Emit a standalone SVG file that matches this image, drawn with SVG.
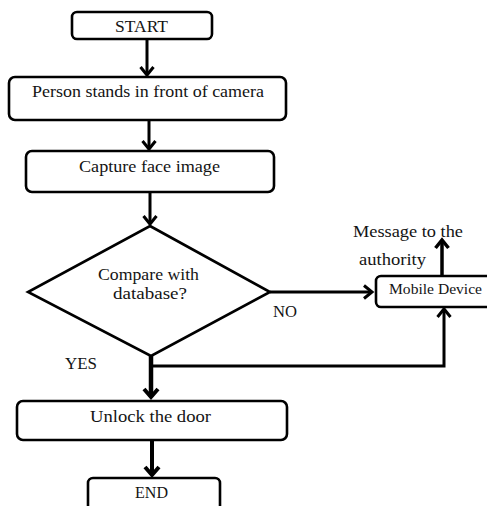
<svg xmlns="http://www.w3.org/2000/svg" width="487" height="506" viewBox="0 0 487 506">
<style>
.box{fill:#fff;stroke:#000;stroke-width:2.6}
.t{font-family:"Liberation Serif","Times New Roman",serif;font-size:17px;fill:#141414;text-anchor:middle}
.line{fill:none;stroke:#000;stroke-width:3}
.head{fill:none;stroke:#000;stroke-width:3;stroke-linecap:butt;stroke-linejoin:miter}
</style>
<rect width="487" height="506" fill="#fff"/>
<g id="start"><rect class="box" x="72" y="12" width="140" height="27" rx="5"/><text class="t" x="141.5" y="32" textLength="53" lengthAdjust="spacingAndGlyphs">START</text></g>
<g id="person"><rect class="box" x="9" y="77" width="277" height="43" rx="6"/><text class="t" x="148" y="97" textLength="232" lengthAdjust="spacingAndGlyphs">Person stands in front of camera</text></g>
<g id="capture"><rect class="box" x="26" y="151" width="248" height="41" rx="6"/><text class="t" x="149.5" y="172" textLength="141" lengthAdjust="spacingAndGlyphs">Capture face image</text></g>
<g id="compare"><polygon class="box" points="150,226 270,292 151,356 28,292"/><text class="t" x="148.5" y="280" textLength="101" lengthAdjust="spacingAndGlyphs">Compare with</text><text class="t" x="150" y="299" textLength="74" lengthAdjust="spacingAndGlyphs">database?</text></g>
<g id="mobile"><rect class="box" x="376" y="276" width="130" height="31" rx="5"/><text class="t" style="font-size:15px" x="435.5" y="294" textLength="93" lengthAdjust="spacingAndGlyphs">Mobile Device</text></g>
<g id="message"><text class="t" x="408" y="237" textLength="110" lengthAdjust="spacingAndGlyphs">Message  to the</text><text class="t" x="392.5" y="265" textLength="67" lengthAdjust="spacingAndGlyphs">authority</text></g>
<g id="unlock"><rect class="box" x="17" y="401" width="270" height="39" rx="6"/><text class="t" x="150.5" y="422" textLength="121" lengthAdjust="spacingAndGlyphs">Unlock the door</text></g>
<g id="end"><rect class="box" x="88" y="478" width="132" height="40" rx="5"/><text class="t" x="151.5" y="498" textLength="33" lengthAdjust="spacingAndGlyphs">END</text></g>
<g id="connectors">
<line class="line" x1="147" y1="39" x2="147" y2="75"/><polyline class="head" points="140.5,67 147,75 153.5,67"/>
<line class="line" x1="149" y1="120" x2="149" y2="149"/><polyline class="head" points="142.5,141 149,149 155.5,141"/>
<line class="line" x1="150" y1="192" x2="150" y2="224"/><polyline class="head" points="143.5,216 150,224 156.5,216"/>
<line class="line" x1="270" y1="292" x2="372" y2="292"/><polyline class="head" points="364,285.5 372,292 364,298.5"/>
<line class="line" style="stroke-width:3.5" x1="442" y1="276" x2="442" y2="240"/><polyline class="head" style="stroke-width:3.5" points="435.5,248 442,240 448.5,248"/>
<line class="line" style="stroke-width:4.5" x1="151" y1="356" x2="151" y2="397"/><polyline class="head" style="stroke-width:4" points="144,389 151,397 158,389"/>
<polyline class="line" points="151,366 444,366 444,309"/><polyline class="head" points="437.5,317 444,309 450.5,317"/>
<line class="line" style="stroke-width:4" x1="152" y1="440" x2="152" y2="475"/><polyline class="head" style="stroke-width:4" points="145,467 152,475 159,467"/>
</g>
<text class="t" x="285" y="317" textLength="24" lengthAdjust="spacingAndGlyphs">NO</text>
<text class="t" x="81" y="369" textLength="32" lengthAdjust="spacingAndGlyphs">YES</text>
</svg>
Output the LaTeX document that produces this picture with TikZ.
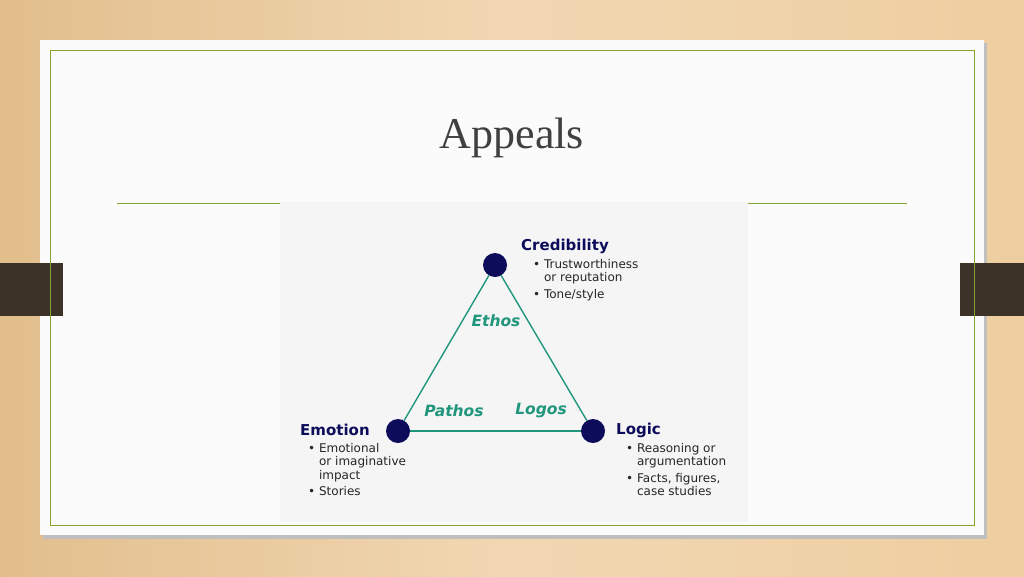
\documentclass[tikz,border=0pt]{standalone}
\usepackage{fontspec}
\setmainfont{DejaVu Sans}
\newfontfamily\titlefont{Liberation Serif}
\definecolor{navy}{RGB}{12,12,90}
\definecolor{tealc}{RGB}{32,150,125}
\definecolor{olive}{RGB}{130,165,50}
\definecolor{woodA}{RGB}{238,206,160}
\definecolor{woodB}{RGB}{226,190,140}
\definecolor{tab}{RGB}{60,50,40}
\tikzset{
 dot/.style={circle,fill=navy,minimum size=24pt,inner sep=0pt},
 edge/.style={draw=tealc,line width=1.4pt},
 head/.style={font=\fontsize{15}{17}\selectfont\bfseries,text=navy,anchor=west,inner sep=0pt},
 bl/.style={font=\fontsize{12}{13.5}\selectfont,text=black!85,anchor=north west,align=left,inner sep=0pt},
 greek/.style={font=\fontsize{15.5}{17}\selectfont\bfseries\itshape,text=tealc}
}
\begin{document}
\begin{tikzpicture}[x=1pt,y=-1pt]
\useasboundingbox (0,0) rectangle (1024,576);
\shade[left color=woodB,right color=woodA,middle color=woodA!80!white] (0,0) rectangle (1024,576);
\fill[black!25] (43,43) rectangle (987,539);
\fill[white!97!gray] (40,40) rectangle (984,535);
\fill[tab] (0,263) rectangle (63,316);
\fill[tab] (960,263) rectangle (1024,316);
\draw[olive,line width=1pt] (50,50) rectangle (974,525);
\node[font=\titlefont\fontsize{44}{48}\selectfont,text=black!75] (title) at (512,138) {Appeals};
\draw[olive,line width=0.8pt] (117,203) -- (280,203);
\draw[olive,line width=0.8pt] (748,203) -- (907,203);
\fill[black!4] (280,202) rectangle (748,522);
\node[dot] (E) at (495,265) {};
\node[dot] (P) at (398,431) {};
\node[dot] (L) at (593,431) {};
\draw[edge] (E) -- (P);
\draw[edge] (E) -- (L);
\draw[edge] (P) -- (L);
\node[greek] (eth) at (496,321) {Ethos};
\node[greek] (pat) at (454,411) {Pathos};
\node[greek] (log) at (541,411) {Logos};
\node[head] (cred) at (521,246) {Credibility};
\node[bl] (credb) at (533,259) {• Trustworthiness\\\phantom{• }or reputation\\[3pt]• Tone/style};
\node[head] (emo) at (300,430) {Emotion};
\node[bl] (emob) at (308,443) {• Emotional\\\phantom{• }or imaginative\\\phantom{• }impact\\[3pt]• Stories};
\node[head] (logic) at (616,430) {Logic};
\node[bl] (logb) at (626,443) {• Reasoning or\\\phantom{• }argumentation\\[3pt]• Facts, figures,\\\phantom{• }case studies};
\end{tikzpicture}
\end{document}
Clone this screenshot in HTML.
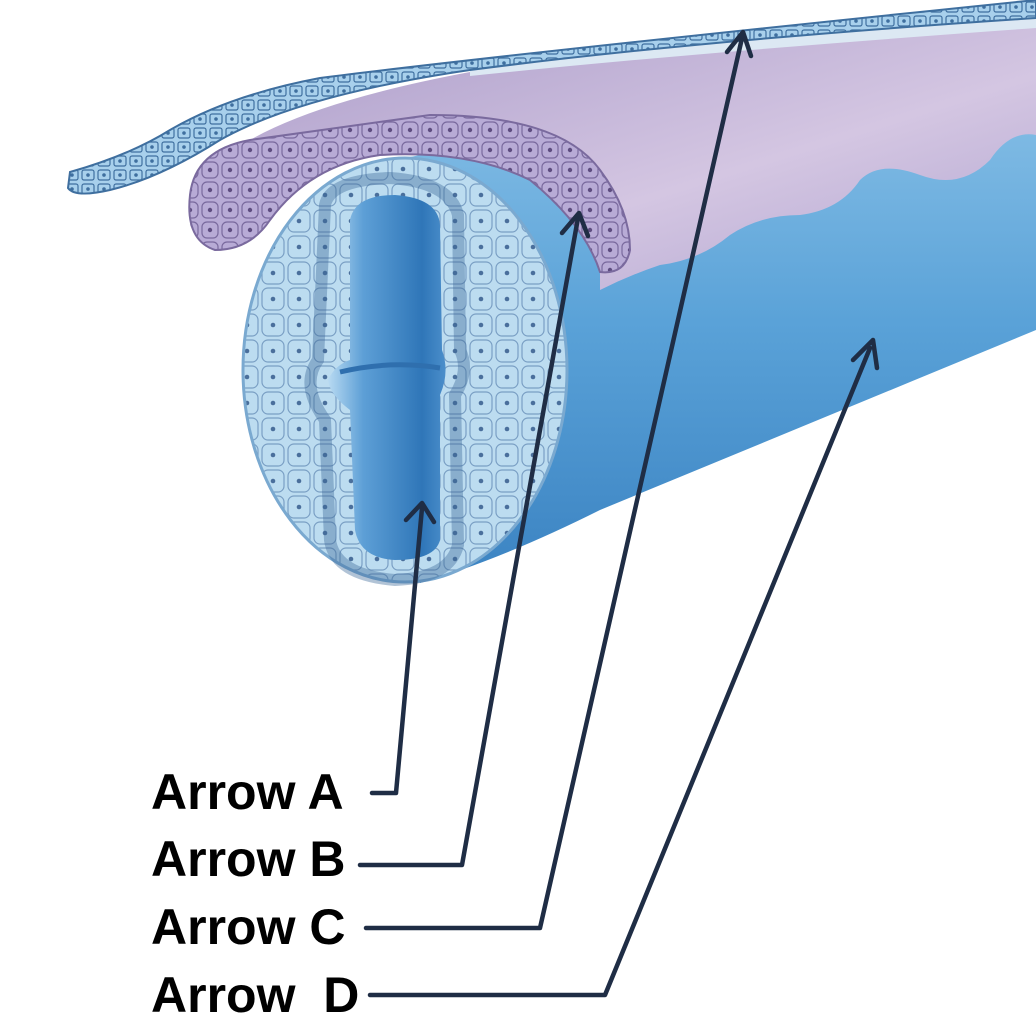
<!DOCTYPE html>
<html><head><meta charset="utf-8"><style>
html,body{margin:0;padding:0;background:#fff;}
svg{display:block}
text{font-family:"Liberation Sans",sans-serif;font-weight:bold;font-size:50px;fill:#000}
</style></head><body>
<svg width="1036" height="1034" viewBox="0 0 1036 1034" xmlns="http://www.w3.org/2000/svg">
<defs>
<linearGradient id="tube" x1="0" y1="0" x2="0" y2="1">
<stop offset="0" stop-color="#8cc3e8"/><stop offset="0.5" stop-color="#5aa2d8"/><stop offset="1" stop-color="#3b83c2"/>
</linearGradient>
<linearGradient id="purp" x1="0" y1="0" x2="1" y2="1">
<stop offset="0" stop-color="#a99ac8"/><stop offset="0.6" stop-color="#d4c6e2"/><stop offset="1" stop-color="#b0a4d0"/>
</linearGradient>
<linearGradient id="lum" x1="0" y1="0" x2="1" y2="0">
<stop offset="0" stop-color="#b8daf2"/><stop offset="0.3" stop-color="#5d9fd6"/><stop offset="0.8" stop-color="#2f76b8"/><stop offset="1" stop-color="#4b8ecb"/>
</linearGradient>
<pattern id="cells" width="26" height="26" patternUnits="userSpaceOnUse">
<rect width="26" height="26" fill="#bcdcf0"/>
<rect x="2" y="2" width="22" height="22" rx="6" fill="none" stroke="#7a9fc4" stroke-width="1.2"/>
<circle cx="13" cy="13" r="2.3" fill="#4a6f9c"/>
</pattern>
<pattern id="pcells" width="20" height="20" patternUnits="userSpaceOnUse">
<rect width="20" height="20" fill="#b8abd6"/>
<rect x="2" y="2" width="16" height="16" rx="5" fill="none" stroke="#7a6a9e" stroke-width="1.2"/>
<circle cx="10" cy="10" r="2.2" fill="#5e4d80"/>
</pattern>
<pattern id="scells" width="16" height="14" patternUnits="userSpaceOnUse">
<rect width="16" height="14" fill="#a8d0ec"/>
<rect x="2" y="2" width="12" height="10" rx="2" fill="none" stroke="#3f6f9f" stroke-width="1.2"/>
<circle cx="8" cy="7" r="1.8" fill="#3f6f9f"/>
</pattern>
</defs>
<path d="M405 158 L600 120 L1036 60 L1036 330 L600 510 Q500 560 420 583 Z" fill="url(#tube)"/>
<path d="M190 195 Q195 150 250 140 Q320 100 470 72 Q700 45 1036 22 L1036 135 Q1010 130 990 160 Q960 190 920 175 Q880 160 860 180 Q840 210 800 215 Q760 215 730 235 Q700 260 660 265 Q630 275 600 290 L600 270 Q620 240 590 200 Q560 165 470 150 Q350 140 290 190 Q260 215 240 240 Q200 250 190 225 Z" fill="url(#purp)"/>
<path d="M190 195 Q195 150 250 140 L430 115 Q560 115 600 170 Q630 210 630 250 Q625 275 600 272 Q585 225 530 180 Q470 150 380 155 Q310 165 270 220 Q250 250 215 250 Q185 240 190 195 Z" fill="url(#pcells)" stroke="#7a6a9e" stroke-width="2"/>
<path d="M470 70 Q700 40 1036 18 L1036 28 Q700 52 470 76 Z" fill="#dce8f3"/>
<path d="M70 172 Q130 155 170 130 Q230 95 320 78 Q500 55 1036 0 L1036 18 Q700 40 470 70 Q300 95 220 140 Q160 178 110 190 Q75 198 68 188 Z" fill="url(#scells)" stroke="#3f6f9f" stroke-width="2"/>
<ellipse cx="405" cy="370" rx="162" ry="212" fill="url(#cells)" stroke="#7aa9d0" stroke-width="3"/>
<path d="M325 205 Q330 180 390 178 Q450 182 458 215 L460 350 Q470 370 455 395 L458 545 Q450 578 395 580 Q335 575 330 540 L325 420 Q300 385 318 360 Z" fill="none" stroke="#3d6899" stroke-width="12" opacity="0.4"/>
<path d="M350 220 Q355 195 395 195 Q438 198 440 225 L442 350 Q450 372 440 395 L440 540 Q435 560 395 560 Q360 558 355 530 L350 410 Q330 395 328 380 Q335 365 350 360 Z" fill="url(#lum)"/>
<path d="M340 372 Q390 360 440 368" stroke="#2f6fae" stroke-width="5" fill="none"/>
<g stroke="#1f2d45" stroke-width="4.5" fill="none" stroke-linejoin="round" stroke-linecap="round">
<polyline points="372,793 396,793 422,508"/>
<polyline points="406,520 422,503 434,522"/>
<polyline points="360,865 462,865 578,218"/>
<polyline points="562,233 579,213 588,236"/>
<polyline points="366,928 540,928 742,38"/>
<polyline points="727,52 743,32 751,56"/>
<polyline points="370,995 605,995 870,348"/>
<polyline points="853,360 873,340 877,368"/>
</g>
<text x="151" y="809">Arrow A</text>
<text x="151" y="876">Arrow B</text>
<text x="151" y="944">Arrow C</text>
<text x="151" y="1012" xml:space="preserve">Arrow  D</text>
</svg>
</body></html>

**Given problem**: In the entries above, locate every line with the word "standalone" and copy it.

**Answer to this task**:
Emit a standalone SVG file that matches this image, drawn with SVG.
\documentclass[tikz,border=0pt]{standalone}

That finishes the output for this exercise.